_DATA SUPPLIED_
<<<<

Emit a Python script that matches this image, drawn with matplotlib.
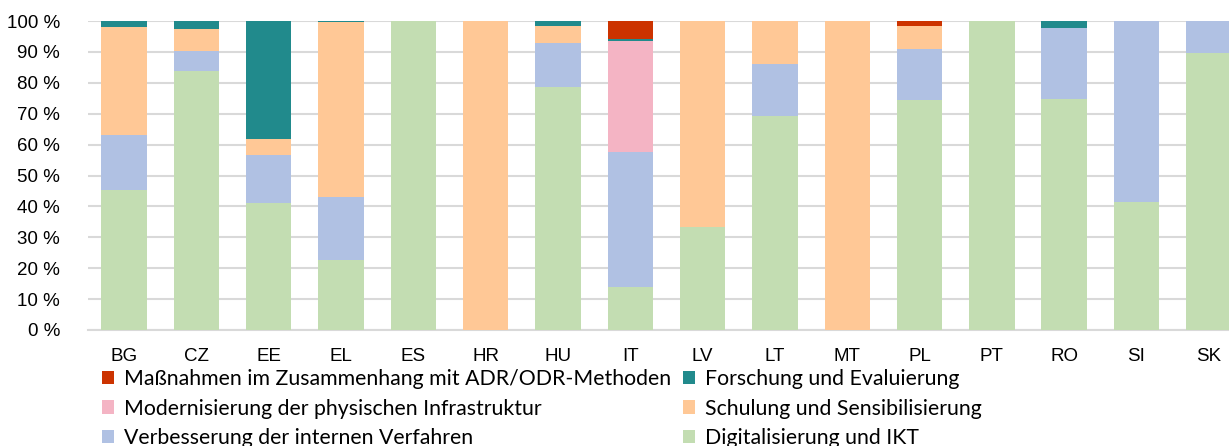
import numpy as np
import matplotlib
matplotlib.use('Agg')
from matplotlib import pyplot as plt
from matplotlib.patches import Patch

# data (percent shares per country)
countries = ['BG', 'CZ', 'EE', 'EL', 'ES', 'HR', 'HU', 'IT', 'LV', 'LT', 'MT', 'PL', 'PT', 'RO', 'SI', 'SK']
digital   = [45.2, 83.8, 41.0, 22.7, 100, 0, 78.5, 13.8, 33.3, 69.2, 0, 74.3, 100, 74.8, 41.3, 89.5]
verfahren = [18.0, 6.5, 15.5, 20.3, 0, 0, 14.4, 43.7, 0, 17.0, 0, 16.5, 0, 22.8, 58.7, 10.5]
infra     = [0, 0, 0, 0, 0, 0, 0, 35.9, 0, 0, 0, 0, 0, 0, 0, 0]
schulung  = [34.9, 7.1, 5.2, 56.8, 0, 100, 5.5, 0, 66.7, 13.8, 100, 7.7, 0, 0, 0, 0]
forschung = [1.9, 2.6, 38.3, 0.2, 0, 0, 1.6, 0.7, 0, 0, 0, 0, 0, 2.4, 0, 0]
adr       = [0, 0, 0, 0, 0, 0, 0, 5.9, 0, 0, 0, 1.5, 0, 0, 0, 0]

labels = ['Digitalisierung und IKT', 'Verbesserung der internen Verfahren',
          'Modernisierung der physischen Infrastruktur', 'Schulung und Sensibilisierung',
          'Forschung und Evaluierung', 'Maßnahmen im Zusammenhang mit ADR/ODR-Methoden']
colors = ['#C3DDB2', '#B0C1E3', '#F4B4C4', '#FFC896', '#218A8C', '#CC3300']
series = [digital, verfahren, infra, schulung, forschung, adr]

fig = plt.figure(figsize=(12.29, 4.46), dpi=100)
ax = fig.add_axes([88/1229, 116/446, (1229-88)/1229, 309/446])

x = np.arange(len(countries))
bottom = np.zeros(len(countries))
for vals, col in zip(series, colors):
    vals = np.array(vals, dtype=float)
    ax.bar(x, vals, 0.627, bottom=bottom, color=col, edgecolor='none', zorder=3)
    bottom += vals

ax.set_ylim(0, 100)
ax.set_xlim(-0.5, 15.28)
ax.set_yticks(np.arange(0, 101, 10))
ax.set_yticklabels([f'{v} %' for v in range(0, 101, 10)], fontsize=13.5, family='Liberation Sans')
ax.set_xticks(x)
ax.set_xticklabels(countries, fontsize=13.5, family='Liberation Sans')
ax.tick_params(length=0)
ax.tick_params(axis='y', pad=20)
ax.tick_params(axis='x', pad=13)
ax.grid(axis='y', color='#D9D9D9', linewidth=1.5, zorder=0)
ax.set_axisbelow(True)
for s in ['top', 'right', 'left']:
    ax.spines[s].set_visible(False)
ax.spines['bottom'].set_color('#D9D9D9')
ax.spines['bottom'].set_linewidth(1.5)

# legend: rows are (ADR, Forschung), (Infra, Schulung), (Verfahren, Digital)
order = [5, 2, 1, 4, 3, 0]
handles = [Patch(facecolor=colors[i], edgecolor='none', label=labels[i]) for i in order]
fig.legend(handles=handles, ncol=2, loc='upper left', bbox_to_anchor=(102/1229, 1 - 369/446),
           frameon=False, handlelength=0.58, handleheight=0.58, handletextpad=0.45,
           columnspacing=0.55, labelspacing=0.45, borderpad=0, borderaxespad=0,
           prop={'family': 'Lato', 'size': 15.3})

fig.savefig('out.png', dpi=100)
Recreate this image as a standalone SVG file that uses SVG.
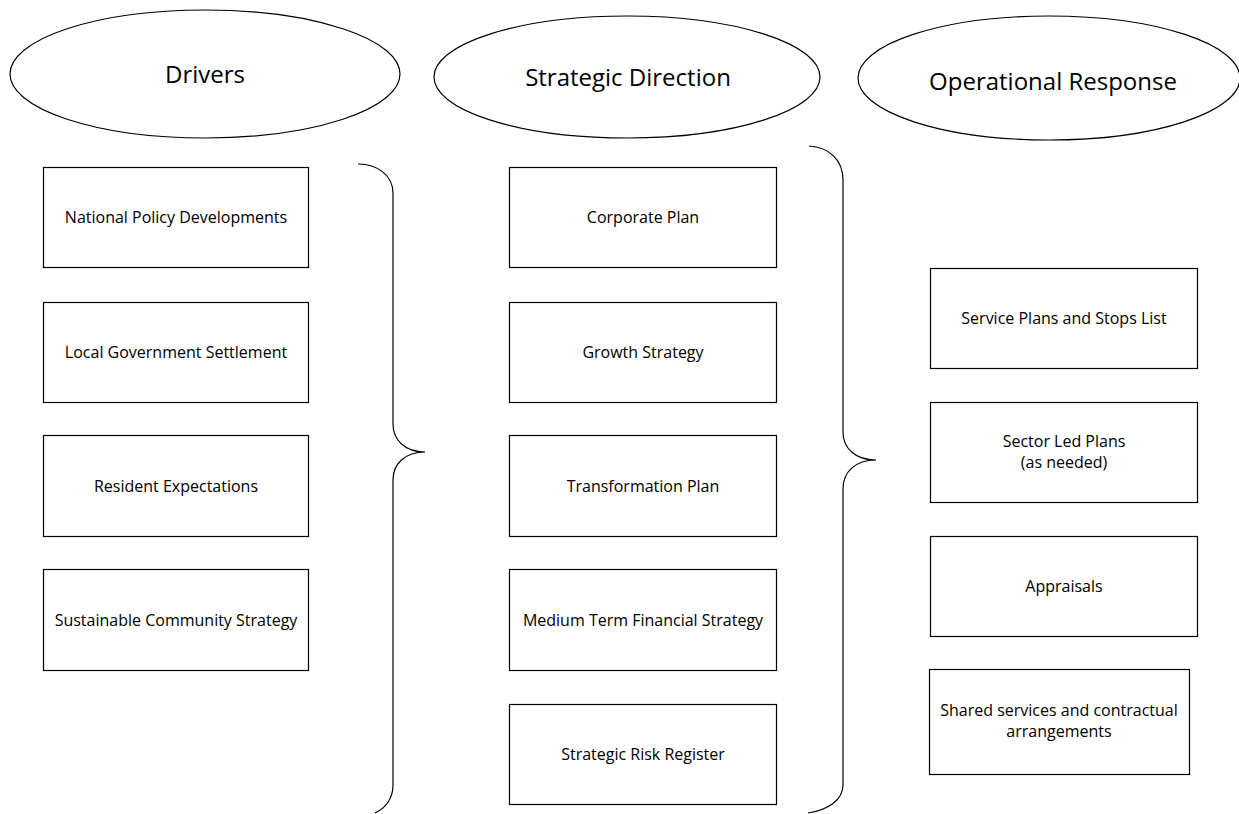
<svg xmlns="http://www.w3.org/2000/svg" width="1239" height="814" viewBox="0 0 1239 814">
  <style>
    .shape { fill: #ffffff; stroke: #000000; stroke-width: 1.2; }
    .brace { fill: none; stroke: #000000; stroke-width: 1.2; }
    .head { font-family: "Open Sans", "Liberation Sans", sans-serif; font-size: 24px; fill: #000000; text-anchor: middle; }
    .label { font-family: "Open Sans", "Liberation Sans", sans-serif; font-size: 16px; fill: #000000; text-anchor: middle; }
  </style>
  <rect width="1239" height="814" fill="#ffffff"/>

  <!-- column headings -->
  <g id="head-drivers">
    <ellipse class="shape" cx="205" cy="74" rx="195" ry="64"/>
    <text class="head" x="205" y="83">Drivers</text>
  </g>
  <g id="head-strategic">
    <ellipse class="shape" cx="627" cy="77" rx="193" ry="61"/>
    <text class="head" x="628" y="86">Strategic Direction</text>
  </g>
  <g id="head-operational">
    <ellipse class="shape" cx="1049" cy="78" rx="191" ry="62"/>
    <text class="head" x="1053" y="90">Operational Response</text>
  </g>

  <!-- drivers -->
  <g id="national-policy">
    <rect class="shape" x="43.5" y="167.5" width="265" height="100"/>
    <text class="label" x="176" y="223">National Policy Developments</text>
  </g>
  <g id="local-gov">
    <rect class="shape" x="43.5" y="302.5" width="265" height="100"/>
    <text class="label" x="176" y="358">Local Government Settlement</text>
  </g>
  <g id="resident">
    <rect class="shape" x="43.5" y="435.5" width="265" height="101"/>
    <text class="label" x="176" y="492">Resident Expectations</text>
  </g>
  <g id="sustainable">
    <rect class="shape" x="43.5" y="569.5" width="265" height="101"/>
    <text class="label" x="176" y="626">Sustainable Community Strategy</text>
  </g>

  <!-- strategic direction -->
  <g id="corporate-plan">
    <rect class="shape" x="509.5" y="167.5" width="267" height="100"/>
    <text class="label" x="643" y="223">Corporate Plan</text>
  </g>
  <g id="growth">
    <rect class="shape" x="509.5" y="302.5" width="267" height="100"/>
    <text class="label" x="643" y="358">Growth Strategy</text>
  </g>
  <g id="transformation">
    <rect class="shape" x="509.5" y="435.5" width="267" height="101"/>
    <text class="label" x="643" y="492">Transformation Plan</text>
  </g>
  <g id="mtfs">
    <rect class="shape" x="509.5" y="569.5" width="267" height="101"/>
    <text class="label" x="643" y="626">Medium Term Financial Strategy</text>
  </g>
  <g id="risk-register">
    <rect class="shape" x="509.5" y="704.5" width="267" height="100"/>
    <text class="label" x="643" y="760">Strategic Risk Register</text>
  </g>

  <!-- operational response -->
  <g id="service-plans">
    <rect class="shape" x="930.5" y="268.5" width="267" height="100"/>
    <text class="label" x="1064" y="324">Service Plans and Stops List</text>
  </g>
  <g id="sector-plans">
    <rect class="shape" x="930.5" y="402.5" width="267" height="100"/>
    <text class="label" x="1064" y="447">Sector Led Plans</text>
    <text class="label" x="1064" y="468">(as needed)</text>
  </g>
  <g id="appraisals">
    <rect class="shape" x="930.5" y="536.5" width="267" height="100"/>
    <text class="label" x="1064" y="592">Appraisals</text>
  </g>
  <g id="shared-services">
    <rect class="shape" x="929.5" y="669.5" width="260" height="105"/>
    <text class="label" x="1059" y="716">Shared services and contractual</text>
    <text class="label" x="1059" y="737">arrangements</text>
  </g>

  <!-- braces linking the columns -->
  <g id="connectors">
    <path class="brace" d="M358,164 C378,164 393,176 393,193 L393,424 C393,440 405,452 425,452 C405,452 393,464 393,480 L393,785 C393,798 386,808 375,813"/>
    <path class="brace" d="M809,146 C829,147 843,160 843,180 L843,432 C843,448 855,460 876,460 C855,460 843,472 843,489 L843,785 C843,800 828,810 808,813"/>
  </g>
</svg>
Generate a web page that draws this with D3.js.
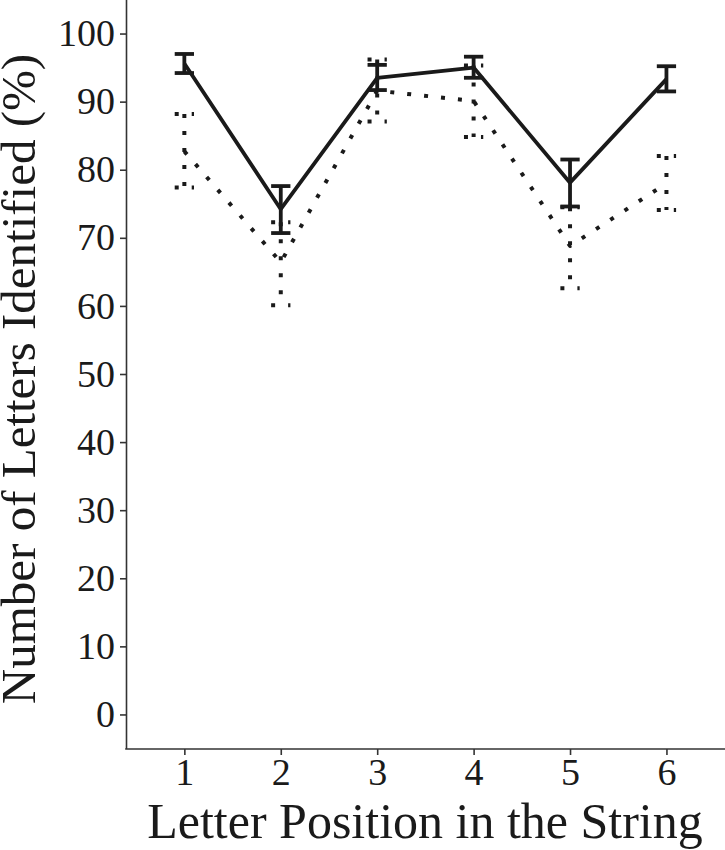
<!DOCTYPE html>
<html>
<head>
<meta charset="utf-8">
<script src="https://cdn.jsdelivr.net/npm/d3@7"></script>
<style>
  html, body { margin: 0; padding: 0; background: #fff; }
  svg { display: block; }
</style>
</head>
<body>
<script>
// ---- data ----
const positions = [1, 2, 3, 4, 5, 6];
const solidMean  = [95.6, 74.2, 93.5, 95.0, 78.1, 93.3];
const solidLow   = [94.2, 70.7, 91.7, 93.5, 74.6, 91.5];
const solidHigh  = [97.0, 77.6, 95.4, 96.6, 81.5, 95.2];
const dottedMean = [82.7, 66.4, 91.6, 90.1, 68.8, 78.0];
const dottedLow  = [77.4, 60.1, 87.1, 84.8, 62.6, 74.1];
const dottedHigh = [88.2, 72.3, 96.2, 95.3, 74.5, 82.0];
const yTicks = [0, 10, 20, 30, 40, 50, 60, 70, 80, 90, 100];
const xTitle = "Letter Position in the String";
const yTitle = "Number of Letters Identified (%)";

const W = 725, H = 850;
const FONT = "'Liberation Serif', 'Times New Roman', serif";
const ink = "#1a1a1a";

const svg = d3.select("body").append("svg").attr("width", W).attr("height", H);

const x = d3.scaleLinear().domain([0.4, 6.6]).range([126.5, 724.3]);
const y = d3.scaleLinear().domain([-5, 105]).range([748.5, -0.5]);
const axisX0 = 126, axisY0 = 749;

// axes
const gy = svg.append("g").attr("transform", `translate(${axisX0},0)`)
  .call(d3.axisLeft(y).tickValues(yTicks).tickSize(6).tickSizeOuter(0).tickPadding(5));
const gx = svg.append("g").attr("transform", `translate(0,${axisY0})`)
  .call(d3.axisBottom(x).tickValues(positions).tickFormat(d3.format("d")).tickSize(6).tickSizeOuter(0).tickPadding(3));

[gx, gy].forEach(g => {
  g.select(".domain").attr("stroke", "#333").attr("stroke-width", 1.6);
  g.selectAll(".tick line").attr("stroke", "#333").attr("stroke-width", 1.6);
  g.selectAll(".tick text").attr("fill", ink).style("font-family", FONT).style("font-size", "38px");
});
// make the domain lines meet at the corner
gx.select(".domain").attr("d", `M${axisX0 - 0.8},0H${W}`);

// series
function drawSeries(mean, low, high, dash, width) {
  const g = svg.append("g");
  const pts = positions.map((p, i) => [x(p), y(mean[i])]);
  g.append("path")
    .attr("d", d3.line()(pts))
    .attr("fill", "none")
    .attr("stroke", ink)
    .attr("stroke-width", width)
    .attr("stroke-linejoin", "round")
    .attr("stroke-dasharray", dash);
  const cw = 0.1;
  positions.forEach((p, i) => {
    const segs = [
      [[x(p - cw), y(high[i])], [x(p + cw), y(high[i])]],
      [[x(p), y(high[i])], [x(p), y(low[i])]],
      [[x(p - cw), y(low[i])], [x(p + cw), y(low[i])]]
    ];
    segs.forEach(s => {
      g.append("path")
        .attr("d", d3.line()(s))
        .attr("fill", "none")
        .attr("stroke", ink)
        .attr("stroke-width", width)
        .attr("stroke-dasharray", dash);
    });
  });
}
drawSeries(dottedMean, dottedLow, dottedHigh, "4,13", 4);
drawSeries(solidMean, solidLow, solidHigh, null, 3.8);

// titles
svg.append("text")
  .attr("x", 425).attr("y", 838)
  .attr("text-anchor", "middle")
  .attr("fill", ink)
  .style("font-family", FONT).style("font-size", "50px")
  .text(xTitle);

svg.append("text")
  .attr("transform", "translate(35,379) rotate(-90)")
  .attr("text-anchor", "middle")
  .attr("fill", ink)
  .style("font-family", FONT).style("font-size", "49px")
  .text(yTitle);
</script>
</body>
</html>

>>>>

_SET PROBLEM_
Transcribe the opening line of the listing above, please, and every line after it through the line with "bottom += vals", word for word, without pictures.

_RESULT OF THIS EXERCISE_
Emit a Python script that matches this image, drawn with matplotlib.
import numpy as np
import matplotlib
matplotlib.use('Agg')
from matplotlib import pyplot as plt
from matplotlib.patches import Patch

# data (percent shares per country)
countries = ['BG', 'CZ', 'EE', 'EL', 'ES', 'HR', 'HU', 'IT', 'LV', 'LT', 'MT', 'PL', 'PT', 'RO', 'SI', 'SK']
digital   = [45.2, 83.8, 41.0, 22.7, 100, 0, 78.5, 13.8, 33.3, 69.2, 0, 74.3, 100, 74.8, 41.3, 89.5]
verfahren = [18.0, 6.5, 15.5, 20.3, 0, 0, 14.4, 43.7, 0, 17.0, 0, 16.5, 0, 22.8, 58.7, 10.5]
infra     = [0, 0, 0, 0, 0, 0, 0, 35.9, 0, 0, 0, 0, 0, 0, 0, 0]
schulung  = [34.9, 7.1, 5.2, 56.8, 0, 100, 5.5, 0, 66.7, 13.8, 100, 7.7, 0, 0, 0, 0]
forschung = [1.9, 2.6, 38.3, 0.2, 0, 0, 1.6, 0.7, 0, 0, 0, 0, 0, 2.4, 0, 0]
adr       = [0, 0, 0, 0, 0, 0, 0, 5.9, 0, 0, 0, 1.5, 0, 0, 0, 0]

labels = ['Digitalisierung und IKT', 'Verbesserung der internen Verfahren',
          'Modernisierung der physischen Infrastruktur', 'Schulung und Sensibilisierung',
          'Forschung und Evaluierung', 'Maßnahmen im Zusammenhang mit ADR/ODR-Methoden']
colors = ['#C3DDB2', '#B0C1E3', '#F4B4C4', '#FFC896', '#218A8C', '#CC3300']
series = [digital, verfahren, infra, schulung, forschung, adr]

fig = plt.figure(figsize=(12.29, 4.46), dpi=100)
ax = fig.add_axes([88/1229, 116/446, (1229-88)/1229, 309/446])

x = np.arange(len(countries))
bottom = np.zeros(len(countries))
for vals, col in zip(series, colors):
    vals = np.array(vals, dtype=float)
    ax.bar(x, vals, 0.627, bottom=bottom, color=col, edgecolor='none', zorder=3)
    bottom += vals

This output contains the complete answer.